MatSu study finds sportfishing economic impact falls $150 million since 2007
Anglers spent more than $716 million dollars on sportfishing and related goods and services in the Cook Inlet Region in 2017, according to a recently completed study.
The sportfishing industry supported more than 6,300 jobs. Non-residents accounted for approximately half of all spending.
However, compared to the previous survey a decade earlier, the economic impact of sportfishing decreased around $150 million dollars and angler participation dropped 4 to 7 percent.
The Matanuska-Susitna Borough contracted with a firm to determine how much time and money both resident and non-resident anglers spend in the Cook Inlet region in 2017. The results were finalized this year.
"The study didn't look at why participation declined, but here in the the MatSu Borough, the state has 16 fish stocks of concern statewide. Half of them are located in MatSu Borough watersheds," MatSu Borough planner Ted Eischeid said. "So, it's logic to think that maybe some of these declining fish stocks are perhaps related to sportfishing effort and economic impact."
At 3 Rivers Fly & Tackle, owner Mike Hudson has seen the impacts first hand.
"The king salmon fishery is the drastic change. The last good year of good king salmon that we experienced here in the valley, and it's valley wide, was about 2007," Hudson said. "The rest of the season seems to be fairly healthy when we get our other salmon coming in. Silver season's been pretty solid for the last few years. But it's probably somewhere around a 90 percent drop in king salmon fishing traffic. It's virtually gone."
This season most king salmon fishing in the valley is closed due to low returns.
"A lot of people rely on the salmon and we're doing what we can to protect them, but the drastic difference that we're seeing right now as a monetary value is the tourists traffic that is absolutely missing," Hudson said. "What happens when we have these monster king salmon returns, then we've got a lot of tourist traffic that comes through and everybody benefits from that. It's not just the fishing industry, because people that come here to fish for salmon, but then we've got our sightseers and people that want to go hiking and trekking, four wheeling, boating and all that kind of stuff. But they're just not doing that because the initial draw is not here, and that would be the king salmon."
Eischeid says having up to date information will be used to make better informed decisions in resource management moving forward.

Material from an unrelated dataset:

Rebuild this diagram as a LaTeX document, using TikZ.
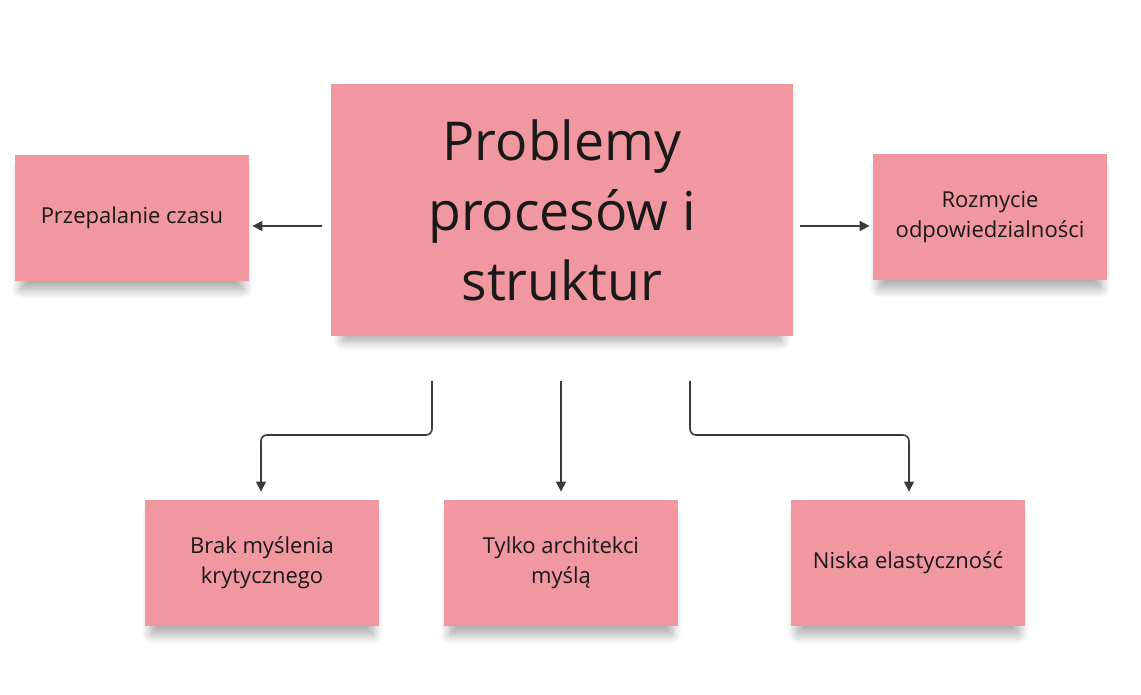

"I think it's hugely important economically as this study shows. It's also culturally important, and when we see a decline in fish angler participation, that's a big concern when you look at Alaska culture, MatSu culture, which is very much centered around our salmon and other fisheries," Eischeid said. "I think a lot of us hope that our policy makers will look at this information and make sportfishing a priority here in Alaska."